### [WHAT TO WORK ON]
Return the listing below exactly, with the pictures dropped.

════════════════════

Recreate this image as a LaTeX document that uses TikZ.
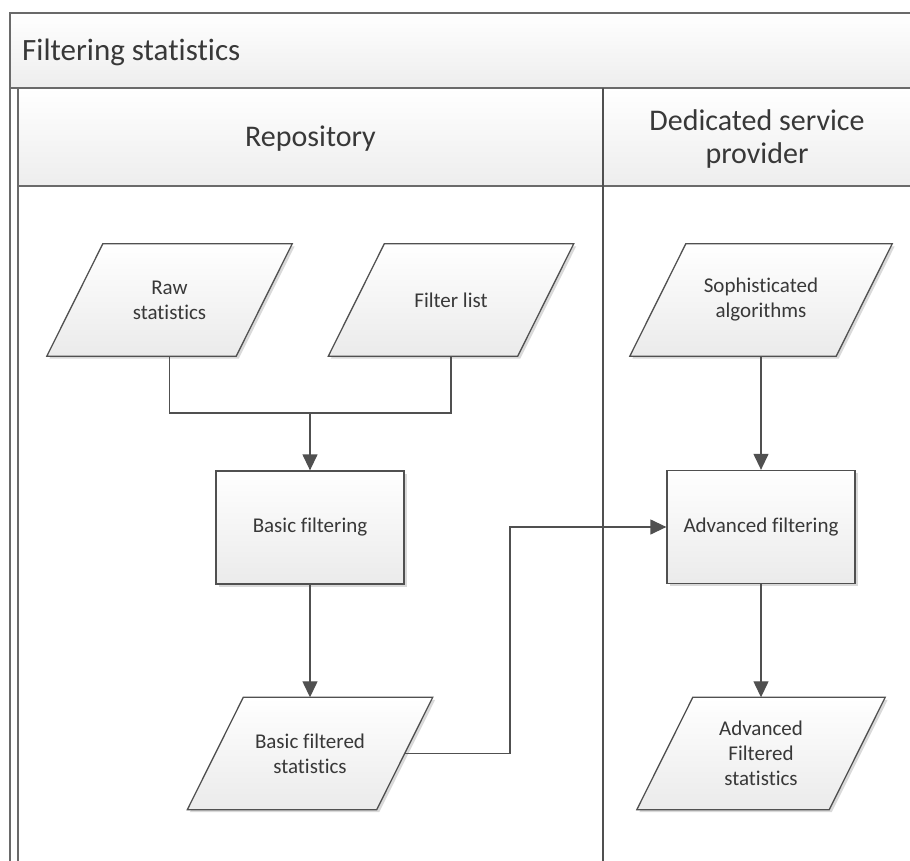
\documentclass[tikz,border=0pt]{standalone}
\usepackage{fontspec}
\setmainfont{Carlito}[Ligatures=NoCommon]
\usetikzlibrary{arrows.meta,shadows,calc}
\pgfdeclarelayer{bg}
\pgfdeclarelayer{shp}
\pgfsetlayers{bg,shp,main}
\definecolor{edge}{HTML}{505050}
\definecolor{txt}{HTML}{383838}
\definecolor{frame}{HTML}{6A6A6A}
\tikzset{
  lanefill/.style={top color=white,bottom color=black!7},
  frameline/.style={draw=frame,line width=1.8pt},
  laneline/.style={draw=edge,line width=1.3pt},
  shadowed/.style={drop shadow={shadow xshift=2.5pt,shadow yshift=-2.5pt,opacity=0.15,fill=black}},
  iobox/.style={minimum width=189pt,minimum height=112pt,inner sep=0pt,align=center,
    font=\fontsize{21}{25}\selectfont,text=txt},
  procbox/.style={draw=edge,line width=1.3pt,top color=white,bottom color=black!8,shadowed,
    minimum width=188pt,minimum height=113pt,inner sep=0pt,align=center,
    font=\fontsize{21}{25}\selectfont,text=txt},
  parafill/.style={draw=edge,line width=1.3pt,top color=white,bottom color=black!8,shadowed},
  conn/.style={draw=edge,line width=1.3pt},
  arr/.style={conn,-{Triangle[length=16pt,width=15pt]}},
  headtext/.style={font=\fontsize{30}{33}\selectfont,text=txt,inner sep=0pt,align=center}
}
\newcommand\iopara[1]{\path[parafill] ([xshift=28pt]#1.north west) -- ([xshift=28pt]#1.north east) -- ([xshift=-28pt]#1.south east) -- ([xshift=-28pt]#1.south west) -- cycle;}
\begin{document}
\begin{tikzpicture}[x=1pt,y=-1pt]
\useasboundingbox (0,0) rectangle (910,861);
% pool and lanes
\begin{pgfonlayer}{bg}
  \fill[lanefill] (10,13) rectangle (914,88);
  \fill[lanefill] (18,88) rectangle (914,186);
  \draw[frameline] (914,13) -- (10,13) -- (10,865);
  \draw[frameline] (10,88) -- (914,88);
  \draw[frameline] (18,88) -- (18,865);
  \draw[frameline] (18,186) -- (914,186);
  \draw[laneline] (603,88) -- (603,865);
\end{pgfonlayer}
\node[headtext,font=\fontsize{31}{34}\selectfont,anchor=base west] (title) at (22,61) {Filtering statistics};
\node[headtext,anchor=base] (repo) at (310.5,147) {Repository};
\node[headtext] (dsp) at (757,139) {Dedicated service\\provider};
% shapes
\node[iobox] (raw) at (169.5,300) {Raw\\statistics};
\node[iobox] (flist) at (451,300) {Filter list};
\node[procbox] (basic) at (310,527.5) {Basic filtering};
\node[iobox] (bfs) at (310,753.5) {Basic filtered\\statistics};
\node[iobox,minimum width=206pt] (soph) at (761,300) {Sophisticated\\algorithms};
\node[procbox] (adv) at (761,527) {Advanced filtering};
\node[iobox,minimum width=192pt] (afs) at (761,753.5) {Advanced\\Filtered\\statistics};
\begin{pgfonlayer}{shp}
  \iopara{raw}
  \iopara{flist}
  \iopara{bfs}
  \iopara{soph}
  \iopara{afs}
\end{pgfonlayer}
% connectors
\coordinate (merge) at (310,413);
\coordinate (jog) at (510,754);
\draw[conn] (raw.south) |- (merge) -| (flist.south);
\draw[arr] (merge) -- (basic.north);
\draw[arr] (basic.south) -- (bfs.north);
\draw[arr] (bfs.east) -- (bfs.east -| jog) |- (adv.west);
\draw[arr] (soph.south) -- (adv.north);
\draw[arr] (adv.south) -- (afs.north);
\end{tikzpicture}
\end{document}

════════════════════

### [ANSWER BELOW]
Recreate this image as a LaTeX document that uses TikZ.
\documentclass[tikz,border=0pt]{standalone}
\usepackage{fontspec}
\setmainfont{Carlito}[Ligatures=NoCommon]
\usetikzlibrary{arrows.meta,shadows,calc}
\pgfdeclarelayer{bg}
\pgfdeclarelayer{shp}
\pgfsetlayers{bg,shp,main}
\definecolor{edge}{HTML}{505050}
\definecolor{txt}{HTML}{383838}
\definecolor{frame}{HTML}{6A6A6A}
\tikzset{
  lanefill/.style={top color=white,bottom color=black!7},
  frameline/.style={draw=frame,line width=1.8pt},
  laneline/.style={draw=edge,line width=1.3pt},
  shadowed/.style={drop shadow={shadow xshift=2.5pt,shadow yshift=-2.5pt,opacity=0.15,fill=black}},
  iobox/.style={minimum width=189pt,minimum height=112pt,inner sep=0pt,align=center,
    font=\fontsize{21}{25}\selectfont,text=txt},
  procbox/.style={draw=edge,line width=1.3pt,top color=white,bottom color=black!8,shadowed,
    minimum width=188pt,minimum height=113pt,inner sep=0pt,align=center,
    font=\fontsize{21}{25}\selectfont,text=txt},
  parafill/.style={draw=edge,line width=1.3pt,top color=white,bottom color=black!8,shadowed},
  conn/.style={draw=edge,line width=1.3pt},
  arr/.style={conn,-{Triangle[length=16pt,width=15pt]}},
  headtext/.style={font=\fontsize{30}{33}\selectfont,text=txt,inner sep=0pt,align=center}
}
\newcommand\iopara[1]{\path[parafill] ([xshift=28pt]#1.north west) -- ([xshift=28pt]#1.north east) -- ([xshift=-28pt]#1.south east) -- ([xshift=-28pt]#1.south west) -- cycle;}
\begin{document}
\begin{tikzpicture}[x=1pt,y=-1pt]
\useasboundingbox (0,0) rectangle (910,861);
% pool and lanes
\begin{pgfonlayer}{bg}
  \fill[lanefill] (10,13) rectangle (914,88);
  \fill[lanefill] (18,88) rectangle (914,186);
  \draw[frameline] (914,13) -- (10,13) -- (10,865);
  \draw[frameline] (10,88) -- (914,88);
  \draw[frameline] (18,88) -- (18,865);
  \draw[frameline] (18,186) -- (914,186);
  \draw[laneline] (603,88) -- (603,865);
\end{pgfonlayer}
\node[headtext,font=\fontsize{31}{34}\selectfont,anchor=base west] (title) at (22,61) {Filtering statistics};
\node[headtext,anchor=base] (repo) at (310.5,147) {Repository};
\node[headtext] (dsp) at (757,139) {Dedicated service\\provider};
% shapes
\node[iobox] (raw) at (169.5,300) {Raw\\statistics};
\node[iobox] (flist) at (451,300) {Filter list};
\node[procbox] (basic) at (310,527.5) {Basic filtering};
\node[iobox] (bfs) at (310,753.5) {Basic filtered\\statistics};
\node[iobox,minimum width=206pt] (soph) at (761,300) {Sophisticated\\algorithms};
\node[procbox] (adv) at (761,527) {Advanced filtering};
\node[iobox,minimum width=192pt] (afs) at (761,753.5) {Advanced\\Filtered\\statistics};
\begin{pgfonlayer}{shp}
  \iopara{raw}
  \iopara{flist}
  \iopara{bfs}
  \iopara{soph}
  \iopara{afs}
\end{pgfonlayer}
% connectors
\coordinate (merge) at (310,413);
\coordinate (jog) at (510,754);
\draw[conn] (raw.south) |- (merge) -| (flist.south);
\draw[arr] (merge) -- (basic.north);
\draw[arr] (basic.south) -- (bfs.north);
\draw[arr] (bfs.east) -- (bfs.east -| jog) |- (adv.west);
\draw[arr] (soph.south) -- (adv.north);
\draw[arr] (adv.south) -- (afs.north);
\end{tikzpicture}
\end{document}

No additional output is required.